American neuroimmunologist (born 1954)

William Allen Banks, also known as Bill Banks (born 1954) is an American neuroimmunologist, neurologist, and an expert on the modulation of neuroimmune reactions through the blood-brain barrier. He is a Professor of Medicine in the Division of Gerontology and Geriatric Medicine at the University of Washington School of Medicine and the Associate Chief of Staff for Research and Development at the VA Puget Sound Health Care System in Seattle, Washington.

== Education and career ==
Banks was born in Bloomfield, Missouri and received his B.A. in biology from University of Missouri–St. Louis in 1975 before receiving his M.D. in 1979 from University of Missouri- Columbia. He completed an endocrinology fellowship in 1982 at the Veterans Administration Medical Center in New Orleans, Louisiana, with Abba Kastin, studying the blood-brain barrier (BBB). Together, they published nearly 150 manuscripts, driving the field of regulatory peptide BBB transport.

In 1984, Banks became an Assistant Professor in the Department of Medicine at Tulane University, School of Medicine. He advanced through the faculty ranks to Professor until 1998. In 1998, he moved to St. Louis University Department of Internal Medicine and joined the GRECC faculty at the Veterans Affairs Medical Center St. Louis. In 2010, he moved to his present location at the VA Puget Sound Health Care System and University of Washington in Seattle, WA.

Banks' interest for more than 40 years has focused on brain-body communication as mediated by the handling of peptides, regulatory proteins, and other informational molecules by the BBB. He has applied this approach to studies of obesity/body weight regulation, Alzheimer's disease/neurodegenerative diseases, neuroimmunology/neuroinflammation, CNS manifestations of diabetes mellitus, drug delivery to the central nervous system, and AIDS. He has also published on animal assisted therapy in nursing homes, robotics in geriatric medicine, sleep physiology, traumatic brain injury, and was first author on the paper first describing primary adrenal hyperplasia.

== Awards and recognition ==
In 2014, Banks received the Norman Cousins award, the highest honor given by the Psychoneuroimmunology Research Society (PNIRS), to an individual for outstanding contributions to research in psychoneuroimmunology.

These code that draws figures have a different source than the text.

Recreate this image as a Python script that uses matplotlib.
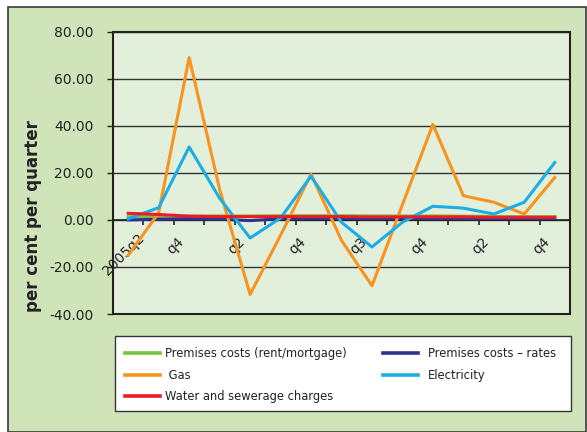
import matplotlib
matplotlib.use("Agg")
import matplotlib.pyplot as plt
import matplotlib.transforms as mtransforms
from matplotlib.patches import Rectangle
import numpy as np

# ---- data ----
tick_labels = ['2005q2', 'q4', 'q2', 'q4', 'q3', 'q4', 'q2', 'q4']
n_periods = 15
rent = [1.4, 1.5, 1.6, 1.7, 1.7, 1.8, 1.8, 1.8, 1.7, 1.7, 1.7, 1.6, 1.5, 1.4, 1.4]
rates = [0.0, 0.3, 0.5, 0.3, -0.3, 0.5, 0.6, 0.6, 0.6, 0.6, 0.6, 0.6, 0.6, 0.6, 0.6]
gas = [-15.0, 3.0, 69.0, 13.0, -31.7, -6.5, 19.4, -8.7, -28.0, 6.5, 40.6, 10.3, 7.5, 2.5, 18.0]
electricity = [0.5, 5.2, 31.0, 9.2, -7.7, 0.8, 18.6, -1.0, -11.5, -1.0, 5.8, 5.0, 2.5, 7.5, 24.4]
water = [2.8, 2.3, 1.6, 1.4, 1.4, 1.4, 1.4, 1.4, 1.3, 1.3, 1.3, 1.3, 1.1, 1.1, 1.1]
y_ticks = [-40, -20, 0, 20, 40, 60, 80]

W, H = 587, 432
fig = plt.figure(figsize=(W / 100, H / 100), dpi=100)
fig.patch.set_facecolor('white')

# outer green panel
fig.patches.append(Rectangle((7.5 / W, 0), (W - 9) / W, 1 - 7 / H,
                             transform=fig.transFigure, facecolor='#d0e4ba',
                             edgecolor='#3a3a3a', linewidth=1.2, zorder=-10))

ax = fig.add_axes([113 / W, 1 - 314 / H, (570 - 113) / W, (314 - 31.7) / H])
ax.set_zorder(1)
ax.set_facecolor('#e2efdb')

x = np.arange(n_periods)
ax.plot(x, rent, color='#7dc242', lw=2.2, label='Premises costs (rent/mortgage)', zorder=3)
ax.plot(x, rates, color='#2e3192', lw=2.2, label='Premises costs \u2013 rates', zorder=3)
ax.plot(x, gas, color='#f7931e', lw=2.2, label=' Gas', zorder=3)
ax.plot(x, electricity, color='#1aaee5', lw=2.2, label='Electricity', zorder=3)
ax.plot(x, water, color='#ed1c24', lw=2.2, label='Water and sewerage charges', zorder=3)

ax.set_xlim(-0.5, n_periods - 0.5)
ax.set_ylim(-40, 80)
ax.set_yticks(y_ticks)
ax.set_yticklabels([f'{v:.2f}' for v in y_ticks], fontsize=10, color='#222222')
ax.yaxis.grid(True, color='#333333', lw=1.0)
ax.set_axisbelow(True)

for s in ['top', 'right', 'left']:
    ax.spines[s].set_visible(False)
ax.spines['bottom'].set_position(('data', 0))
ax.spines['bottom'].set_color('#222222')
ax.spines['bottom'].set_linewidth(1.2)
ax.add_patch(Rectangle((0, 0), 1, 1, transform=ax.transAxes, fill=False,
                       edgecolor='#222222', linewidth=1.5, clip_on=False, zorder=5))

ax.tick_params(axis='y', direction='out', length=4.3, width=1.0, color='#222222', pad=9.5)
label_pos = np.arange(0, n_periods, 2)
ax.set_xticks(label_pos)
ax.set_xticklabels(tick_labels, rotation=45, ha='right', va='center',
                   rotation_mode='anchor', fontsize=10, color='#222222')
ax.set_xticks(np.arange(0.5, n_periods - 1, 1), minor=True)
ax.tick_params(axis='x', which='major', length=0, pad=14)
ax.tick_params(axis='x', which='minor', direction='out', length=3.6, width=1.2, color='#222222')

for i, lab in enumerate(ax.get_xticklabels()):
    if i == 0:
        off = mtransforms.ScaledTranslation(14 / 100, 4 / 100, fig.dpi_scale_trans)
    else:
        off = mtransforms.ScaledTranslation(-7 / 100, 0, fig.dpi_scale_trans)
    lab.set_transform(lab.get_transform() + off)

ax.set_ylabel('per cent per quarter', fontsize=12, fontweight='bold', color='#222222')
ax.yaxis.set_label_coords(42 / W, 0.5, transform=fig.transFigure)

# legend box
fig.patches.append(Rectangle((115 / W, 1 - 411 / H), 456 / W, 75 / H,
                             transform=fig.transFigure, facecolor='white',
                             edgecolor='#333333', linewidth=1.0, zorder=1))
handles, labels = ax.get_legend_handles_labels()
col1 = [0, 2, 4]
col2 = [1, 3]
leg_kw = dict(frameon=False, fontsize=8.3, handlelength=3.0,
              labelspacing=0.75, borderpad=0, borderaxespad=0, loc='upper left')
leg1 = fig.legend([handles[i] for i in col1], [labels[i] for i in col1],
                  bbox_to_anchor=(125 / W, 1 - 347 / H), handletextpad=0.45, **leg_kw)
leg2 = fig.legend([handles[i] for i in col2], [labels[i] for i in col2],
                  bbox_to_anchor=(383 / W, 1 - 347 / H), handletextpad=0.9, **leg_kw)
for leg in (leg1, leg2):
    leg.set_zorder(2)
    for t in leg.get_texts():
        t.set_color('#222222')
    for h in leg.legend_handles:
        h.set_linewidth(2.6)

fig.savefig('out.png', dpi=100, facecolor=fig.get_facecolor())
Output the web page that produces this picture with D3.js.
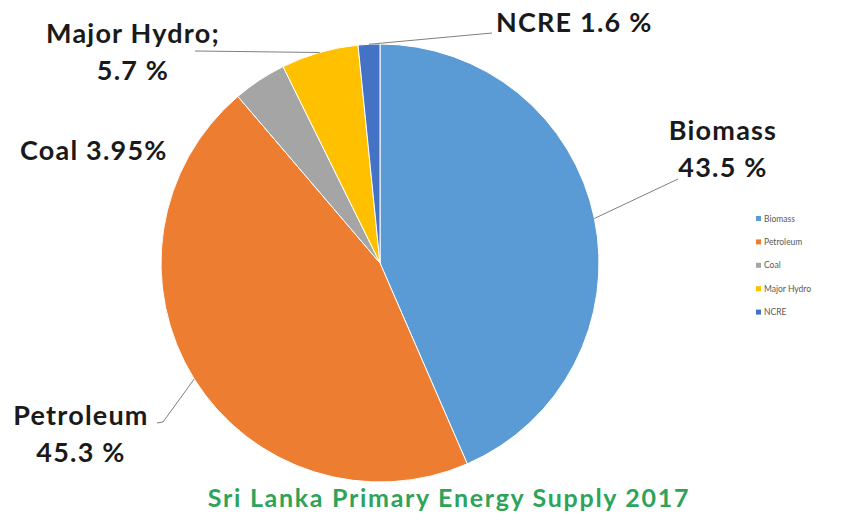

In 2018, he received the Middleton Award from the United States Department of Veterans Affairs, the highest honor awarded annually by the Biomedical Laboratory Research and Development Service to senior VA biomedical research scientists in recognition of their outstanding scientific contributions and achievements in the areas of biomedical and biobehavioral research relevant to the healthcare of Veterans. In 2022, he received the Viktor Mutt Lectureship Award from the International Society of Bioactive Peptides. Banks has been invited to give over 200 lectures all over the world. He has been ranked as a top-rated expert in the BBB and as a highly cited researcher, in the top 0.1% of researchers. He has published over 600 peer reviewed manuscripts and currently has an H index of 133.

Banks has been a member of multiple national and internationally known research societies, serving as President for some of them, including the Society for Neuroscience-New Orleans Chapter and PNIRS. He is also a founding or charter member of the American Peptide Society, International Behavioral Neuroscience Society, and International Neuropeptide Society.